:: DATA EXTRACT

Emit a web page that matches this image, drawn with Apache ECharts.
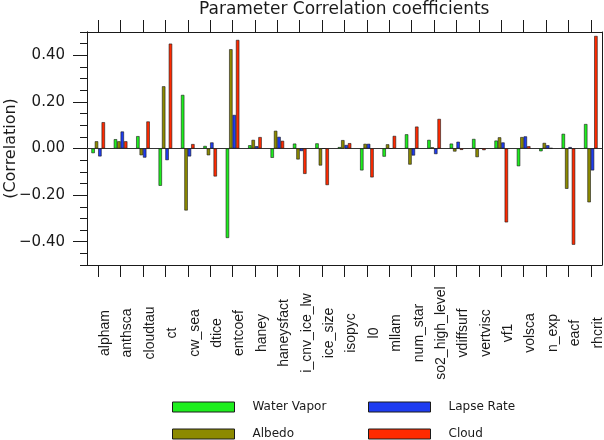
<!DOCTYPE html>
<html>
<head>
<meta charset="utf-8">
<script src="https://cdn.jsdelivr.net/npm/echarts@6/dist/echarts.min.js"></script>
<style>
html,body{margin:0;padding:0;background:#fff;}
#chart{width:604px;height:440px;}
</style>
</head>
<body>
<div id="chart"></div>
<script>
var categories = ['alpham','anthsca','cloudtau','ct','cw_sea','dtice','entcoef','haney','haneysfact','i_cnv_ice_lw','ice_size','isopyc','l0','mllam','num_star','so2_high_level','vdiffsurf','vertvisc','vf1','volsca','n_exp','eacf','rhcrit'];
var waterVapor = [-0.020, 0.040, 0.053, -0.160, 0.230, 0.011, -0.384, 0.014, -0.040, 0.021, 0.022, 0.006, -0.094, -0.035, 0.061, 0.037, 0.021, 0.041, 0.034, -0.076, -0.012, 0.063, 0.105];
var albedo = [0.031, 0.031, -0.029, 0.267, -0.266, -0.029, 0.426, 0.037, 0.076, -0.047, -0.073, 0.036, 0.020, 0.018, -0.069, 0.005, -0.013, -0.037, 0.048, 0.049, 0.024, -0.173, -0.231];
var lapseRate = [-0.034, 0.073, -0.039, -0.050, -0.034, 0.026, 0.144, 0.010, 0.050, -0.011, 0.000, 0.015, 0.020, 0.000, -0.030, -0.024, 0.029, 0.000, 0.026, 0.052, 0.014, 0.006, -0.094];
var cloud = [0.113, 0.031, 0.116, 0.450, 0.019, -0.120, 0.466, 0.049, 0.033, -0.109, -0.157, 0.023, -0.124, 0.054, 0.094, 0.127, -0.006, -0.007, -0.317, 0.010, 0.002, -0.413, 0.483];
var majorTicks = [-0.4, -0.2, 0, 0.2, 0.4];
var seriesNames = ['Water Vapor', 'Albedo', 'Lapse Rate', 'Cloud'];
var colors = ['#1eee1e', '#8c8a00', '#1e3cf0', '#ff2a00'];

var chart = echarts.init(document.getElementById('chart'), null, {renderer: 'canvas'});
var ink = '#1a1a1a';
var fontMain = 'DejaVu Sans';

function legendItem(name, left, top) {
  return {
    data: [name], left: left, top: top, padding: 0, orient: 'horizontal',
    itemWidth: 62, itemHeight: 10, icon: 'rect', selectedMode: false,
    itemStyle: {borderColor: ink, borderWidth: 1},
    textStyle: {fontFamily: fontMain, fontSize: 12, color: ink, padding: [0, 0, 0, 13]}
  };
}

var dataSets = [waterVapor, albedo, lapseRate, cloud];
var series = seriesNames.map(function (n, i) {
  return {
    name: n, type: 'bar', xAxisIndex: 0, yAxisIndex: 0,
    data: dataSets[i], barWidth: 3.4, barGap: '0%',
    itemStyle: {color: colors[i], borderColor: ink, borderWidth: 0.6},
    silent: true
  };
});

function catAxis(pos, showLabel) {
  return {gridIndex: 0, type: 'category', data: categories, position: pos, boundaryGap: true,
    axisLine: {show: true, onZero: false, lineStyle: {color: ink, width: 1}},
    axisTick: {show: true, alignWithLabel: true, length: 12, lineStyle: {color: ink, width: 1}},
    axisLabel: showLabel ? {show: true, interval: 0, rotate: 90, margin: 68, align: 'center', verticalAlign: 'top',
      fontFamily: 'Liberation Sans', fontSize: 14, color: ink, hideOverlap: false} : {show: false, interval: 0},
    splitLine: {show: false}};
}

var option = {
  animation: false,
  backgroundColor: '#fff',
  title: {
    text: 'Parameter Correlation coefficients', left: 199, top: 1, padding: 0,
    textStyle: {fontFamily: fontMain, fontSize: 17, fontWeight: 'normal', color: ink}
  },
  legend: [
    legendItem('Water Vapor', 172, 401),
    legendItem('Lapse Rate', 368, 401),
    legendItem('Albedo', 172, 428),
    legendItem('Cloud', 368, 428)
  ],
  grid: [
    {left: 87, top: 32, width: 515, height: 233, show: false, containLabel: false, outerBoundsMode: 'none'}
  ],
  xAxis: [
    catAxis('bottom', true),
    catAxis('top', false),
    {gridIndex: 0, type: 'value', min: 0, max: 1,
      axisLine: {show: true, onZero: true, lineStyle: {color: '#333', width: 1}},
      axisTick: {show: false}, axisLabel: {show: false}, splitLine: {show: false}}
  ],
  yAxis: [
    {gridIndex: 0, type: 'value', min: -0.5, max: 0.5, interval: 0.05, position: 'left',
      axisLine: {show: true, onZero: false, lineStyle: {color: ink, width: 1}},
      axisTick: {show: true, length: 7, inside: false, lineStyle: {color: ink, width: 1}},
      axisLabel: {show: false}, splitLine: {show: false}},
    {gridIndex: 0, type: 'value', min: -0.5, max: 0.5, interval: 0.1, position: 'left', offset: 0,
      name: '(Correlation)', nameLocation: 'middle', nameGap: 68, nameMoveOverlap: false,
      nameTextStyle: {fontFamily: fontMain, fontSize: 16, color: ink},
      axisLine: {show: true, onZero: false, lineStyle: {color: ink, width: 1}},
      axisTick: {show: true, length: 14, customValues: majorTicks, lineStyle: {color: ink, width: 1}},
      axisLabel: {show: true, margin: 22, fontFamily: fontMain, fontSize: 15, color: ink, customValues: majorTicks,
        formatter: function (v) { var s = Math.abs(v).toFixed(2); return (v < -1e-9 ? '\u2212' : '') + s; }},
      splitLine: {show: false}},
    {gridIndex: 0, type: 'value', min: -0.5, max: 0.5, position: 'right',
      axisLine: {show: true, onZero: false, lineStyle: {color: ink, width: 1}},
      axisTick: {show: false}, axisLabel: {show: false}, splitLine: {show: false}}
  ],
  series: series
};
chart.setOption(option);
</script>
</body>
</html>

::::

**WHAT TO WORK ON**
Extract, word for word, each line from the top of the data down to and including the line with "var fontMain = 'DejaVu Sans';"; skip the pictures.

**OUTPUT FOR THIS EXERCISE**
Emit a web page that matches this image, drawn with Apache ECharts.
<!DOCTYPE html>
<html>
<head>
<meta charset="utf-8">
<script src="https://cdn.jsdelivr.net/npm/echarts@6/dist/echarts.min.js"></script>
<style>
html,body{margin:0;padding:0;background:#fff;}
#chart{width:604px;height:440px;}
</style>
</head>
<body>
<div id="chart"></div>
<script>
var categories = ['alpham','anthsca','cloudtau','ct','cw_sea','dtice','entcoef','haney','haneysfact','i_cnv_ice_lw','ice_size','isopyc','l0','mllam','num_star','so2_high_level','vdiffsurf','vertvisc','vf1','volsca','n_exp','eacf','rhcrit'];
var waterVapor = [-0.020, 0.040, 0.053, -0.160, 0.230, 0.011, -0.384, 0.014, -0.040, 0.021, 0.022, 0.006, -0.094, -0.035, 0.061, 0.037, 0.021, 0.041, 0.034, -0.076, -0.012, 0.063, 0.105];
var albedo = [0.031, 0.031, -0.029, 0.267, -0.266, -0.029, 0.426, 0.037, 0.076, -0.047, -0.073, 0.036, 0.020, 0.018, -0.069, 0.005, -0.013, -0.037, 0.048, 0.049, 0.024, -0.173, -0.231];
var lapseRate = [-0.034, 0.073, -0.039, -0.050, -0.034, 0.026, 0.144, 0.010, 0.050, -0.011, 0.000, 0.015, 0.020, 0.000, -0.030, -0.024, 0.029, 0.000, 0.026, 0.052, 0.014, 0.006, -0.094];
var cloud = [0.113, 0.031, 0.116, 0.450, 0.019, -0.120, 0.466, 0.049, 0.033, -0.109, -0.157, 0.023, -0.124, 0.054, 0.094, 0.127, -0.006, -0.007, -0.317, 0.010, 0.002, -0.413, 0.483];
var majorTicks = [-0.4, -0.2, 0, 0.2, 0.4];
var seriesNames = ['Water Vapor', 'Albedo', 'Lapse Rate', 'Cloud'];
var colors = ['#1eee1e', '#8c8a00', '#1e3cf0', '#ff2a00'];

var chart = echarts.init(document.getElementById('chart'), null, {renderer: 'canvas'});
var ink = '#1a1a1a';
var fontMain = 'DejaVu Sans';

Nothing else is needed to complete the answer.